Negotiators had worked feverishly over the past six months to resolve farm and manufacturing issues blocking progress in the nearly seven-year-old round. Trade ministers from around 30 key World Trade Organization (WTO) members gathered in Geneva on July 19-20 to try to finish that task, but failed to do so after nine days of intense talks.
“I would only urge to the director-general to treat this as a pause, not a breakdown, to keep on the table what is there,” said Indian Commerce Minister Kamal Nath, warning developing countries not to “fritter away” a potentially valuable deal.
But Schwab and Nath, in separate news conferences, showed no sign of bridging differences on the issue that brought down the talks — the question of when developing countries should be allowed to impose emergency restrictions on food imports.
Schwab said Washington had already made a major concession by agreeing to a compromise package crafted by WTO chief Pascal Lamy that would allow developing countries to hike tariffs above current maximum levels when imports grow by 40 percent compared to a three-year moving average.

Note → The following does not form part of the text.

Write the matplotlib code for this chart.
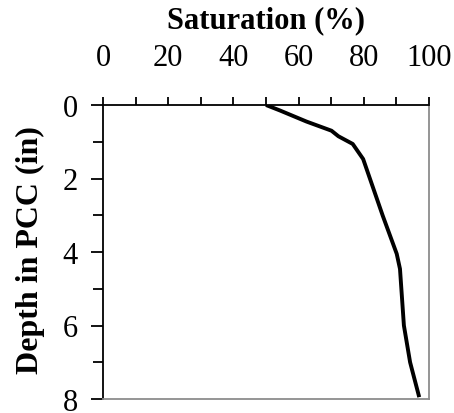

That would have allowed China, which agreed to big cuts in farm tariffs when it joined the WTO in 2001, to hike soybean duties in eight out of 10 years, and India to raise palm oil duties in three out of six years, she said.
“You can imagine any number below (40 percent) turning into a free-for-all, where developing countries were raising barriers every year,” Schwab said.
India had argued for a trigger of 15 percent import growth to allow poorer countries to quickly stem a flood of imports.
Groups representing about 100 developing countries believed firmly that the “vulnerability of the poor farmers could not be traded off against the commercial interests of the developed countries”, Nath said.
A senior EU official said the United States had been inflexible in discussions on the safeguard, while India and China had shown some willingness to find a compromise. “They were not very flexible but they started to show some signs of movement. But the U.S. stuck to its position,” he said.
The impasse blocked talks on another concern for developing countries — U.S. and EU cotton subsidies, blamed for stealing export markets from West African producers and overproduction.
“The cotton issue is extremely urgent because the cotton industry in our countries is threatened with extinction ... in the short term,” Burkina Faso Trade Minister Mamadou Sanou said on behalf of the Cotton Four group of African producers.
Schwab promised to continue bilateral talks with the C4. But without a broader Doha round package, it is unlikely any U.S. administration could persuade Congress to accept the deep cotton subsidy cuts West Africans want.
Schwab said she came to Geneva with strong backing to negotiate a deal that would cut farm subsidies, even though Congress had just approved a generous new farm subsidy law. But that required the United States to gain new agricultural markets in both developed and developing countries, she said.
The EU official said the U.S. strategy for seeking farm export gains in return for subsidy cuts had dogged negotiations for years. “Frankly when you’re talking about opening up markets in developing counties it’s nearly a provocation. You cannot win in all parts of the negotiation,” he said.